Hi Guys
What alternative methods have you used to prove/disprove the date and time settings of the suspect machine are accurate. I need to evidence some internet history between some dates, so it relies heavily on the date and time settings.
I have tried using initialse case processor in Encase but for some reason it won't run, the progress bar (bottom right) fills quickly and nothing happens.
Any advice would be greatly appreciated.
I have a not so technical suggestion
I have heard that someone has previously used a custom Google logo, such as one to commemorate a famous person's birthday or a national holiday. By finding out from Google when this logo was originally uploaded they could prove that it could not have appeared on the machine before then. A tenuous link I know and of course is unlikely to give you an accurate result time wise.
Otherwise if there are any news items in the cache, say from the MSN homepage or BBC or whatever you may be able to check the date from them.
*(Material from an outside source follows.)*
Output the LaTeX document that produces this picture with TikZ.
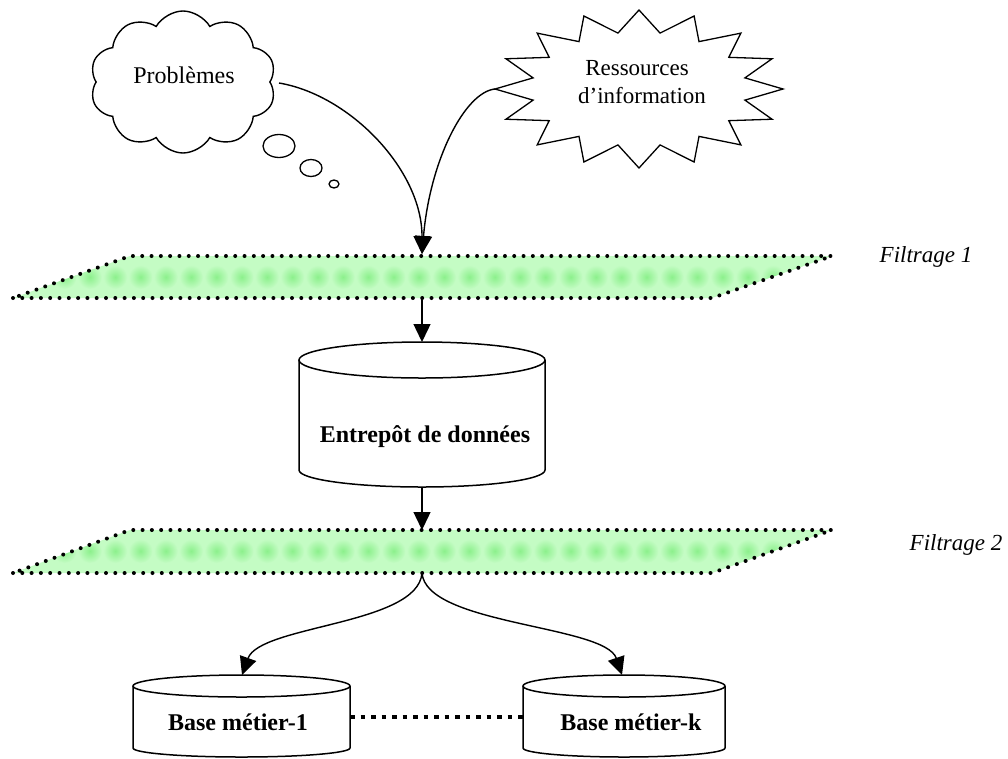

What do you mean that the BIOS is unaccessible? Is it password protected, don't know the access sequence, or is it faulty.
At any rate, whenever I can't access the BIOS of a system, I boot it with a linux CD to check the system clock.
Are you saying you only have the HDD image as evidence?
You may have the time and date the computer was seized, the time and date of the last accessed files, whether the computer was set to synch with an Internet Clock or Domain Clock (and then make sure it is connected to the Internet or Domain as necessary), last shutdown time (sometimes), last log on time, registry entries for time zones etc. You cannot prove it is accurate but you may be able to say there is no known reason to doubt the accuracy.
Regards
Look through the web pages in the cache there are invariably pages in there that contain embedded dates which can be compared to the created time of the web page in the cache.
There are sometimes web pages whose name or path includes a unix time stamp, the old example of this was hotmail web pages.
It might be possible to look at email headers for incoming emails. I had one case where I had to prove the accuracy of the clock and found a visit to a web page in a cache which was to register for some site, followed by the receipt of the email confirming the registration with a link to click in the email. There was enough information between the internet history and the email headers to get a reasonable measure of how accurate the clock was.
H
My suggestion won't be of much help if you are looking into very old dates,but just to check if "current" date and time are rigth,it would be useful to know when the computer was last used,and check it with NTUser MAC times.
This might help….whilst checking the RTC of the machine should be done in every case, remember that really that time is only valid for the time you checked it….you can often be unable to state the accuracy of the RTC at any given point in the past. A little trick I use often to verify the time/date at a certain point in time is to look for any files around the time I need that might contain an external time stamp - most, obviously, from an Internet server…Google cookies are excellent for this as they contain a UNIX time stamp [from a Google server] which can be decoded and compared with the file created time/date [from the local machine]. You can often find a UNIX time stamp in cookies and sometimes embedded in web pages.